A estrutura narrativa de um telefone sem fio
Atualmente, são muitos os romances que não ultrapassam as 200 páginas, talvez porque os autores não consigam mais enlaçar as ações de suas histórias de uma maneira bem estruturada fazendo que o leitor permaneça firme e forte na leitura. Daí, a necessidade de se fazer um texto curto, que beire apenas as cem primeiras páginas. Não que eu possua algo contra, mas as grandes aventuras parecem estar sendo deixadas de lado. Não existirão, talvez, mais as epopeias fantasiosas?
Na realidade, isso não importa. O comentário surge apenas porque também tenho notado que, aos poucos, os livros que chegam até a minha caixa de correio foram diminuindo sua lombada. Mas isso também pode não querer dizer nada, e ser apenas uma observação. Mas um ponto que não pode passar despercebido é como os autores conseguem estruturar, muitas vezes, uma história mentalmente para passá-las para o papel.
No caso de Alma Pontes, personagem principal do livro Telefone sem fio, de Vera Rossi, a memória é que comanda a história, ao mesmo tempo em que escreve sobre o momento em que vive. As ações que são contadas, e o plano de fundo onde tudo acontece, existem num vai e vêm nada mecanicista. A autora sabe muito bem como arquitetar todo o tempo narrativo da história de Alma Pontes, uma mulher que tem sua vida contada desde o início de sua infância.
Fiquei intrigado com a escrita de Vera Rossi, pois ela partiu da infância da personagem até os dias atuais, realizando uma varredura na vida da personagem Alma Pontes, desde os anos 90, talvez até um pouco antes disso, até os dias atuais. E isso é importantíssimo, pois em alguns momentos é possível observar o plano político em que seus personagens viveram. Por um momento vislumbrei estar lendo uma história na qual um romance político, não sei se isso existe, pudesse acontecer, como Llosa, por exemplo, já o fez em A festa do bode.

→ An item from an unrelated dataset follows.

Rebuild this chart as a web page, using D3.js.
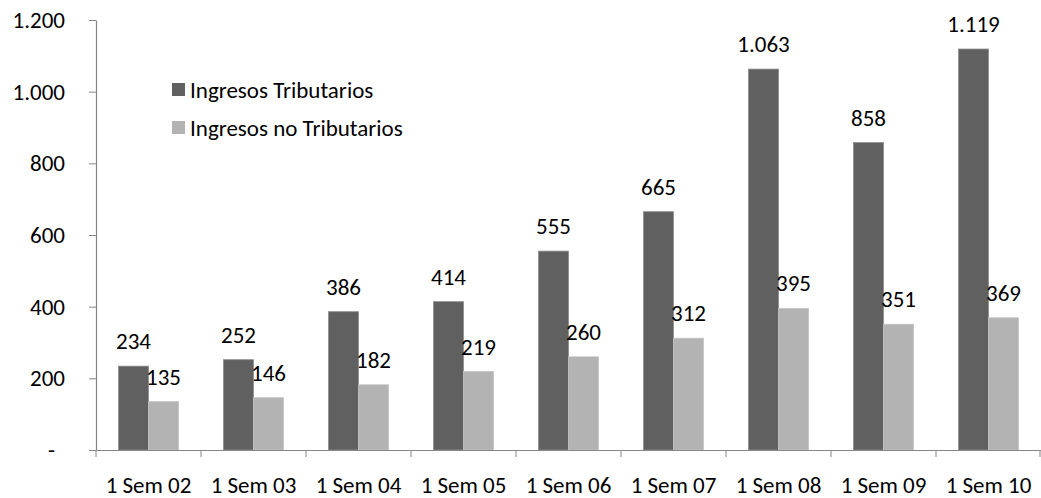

Apesar de a história não ir no viés que eu imaginava, ela consegue, do início ao fim, manter a narrativa como poucos escritores no Brasil, atualmente, que chegam a se tornar enfadonhos na décima primeira página. No caso de Telefone sem fio, foi este o ponto que mais me chamou a atenção, mais até do que a personalidade de Alma Pontes, que deixa claro as mudanças de personalidade que podemos ter ao longo da vida e a entrega à melancolia que realizamos ante aos problemas. Para mim, Alma é melancólica, vai se tornando assim, totalmente diferente da menina que brincava no pátio do prédio. Mas sua melancolia vem com a perca. E esse sentimento a acompanha durante anos e mergulhamos em sua dor quase da mesma maneira que ela, pois a escrita de Vera Rossi nos aproxima, ao invés de nos deixar como espectadores da personagem, como Henry Fielding faz em Tom Jones.
Afora isso, o que me deixou intrigado foi a maneira pela qual Vera trata a fala dos seus personagens que reflete as idiossincrasias de cada um deles. A forma como Alma fala não é a mesma que sua mãe ou seu marido Carlos. O que contribui, acredito, para que o leitor se sinta mais perto de toda a história e, como já disse, afeiçoe-se a eles. A história de Alma Pontes narra passado e presente, possibilitando que aos poucos compreendamos por qual razão, quando fala em primeira pessoa, pedindo passagem ao leitor, seja possível entender a sua necessidade de escrever. É como se a sua salvação, como a de tantos outros escritores pelo mundo, fosse a escrita. Fica a parecer que ela sempre escreveu durante todos os dias da sua vida, e que o que faz agora, contar sua história, nada mais é do que uma parte de si.A literatura dessa maneira une Alma a si própria. Ela não busca uma salvação, pois não há. Ela busca não perder as lembranças que teve com o irmão, e das histórias entrelaçadas que possuíram a partir de terceiros. Alma não deseja que toda a história que possuiu se perca como as histórias que contamos quando brincamos de telefone sem fio.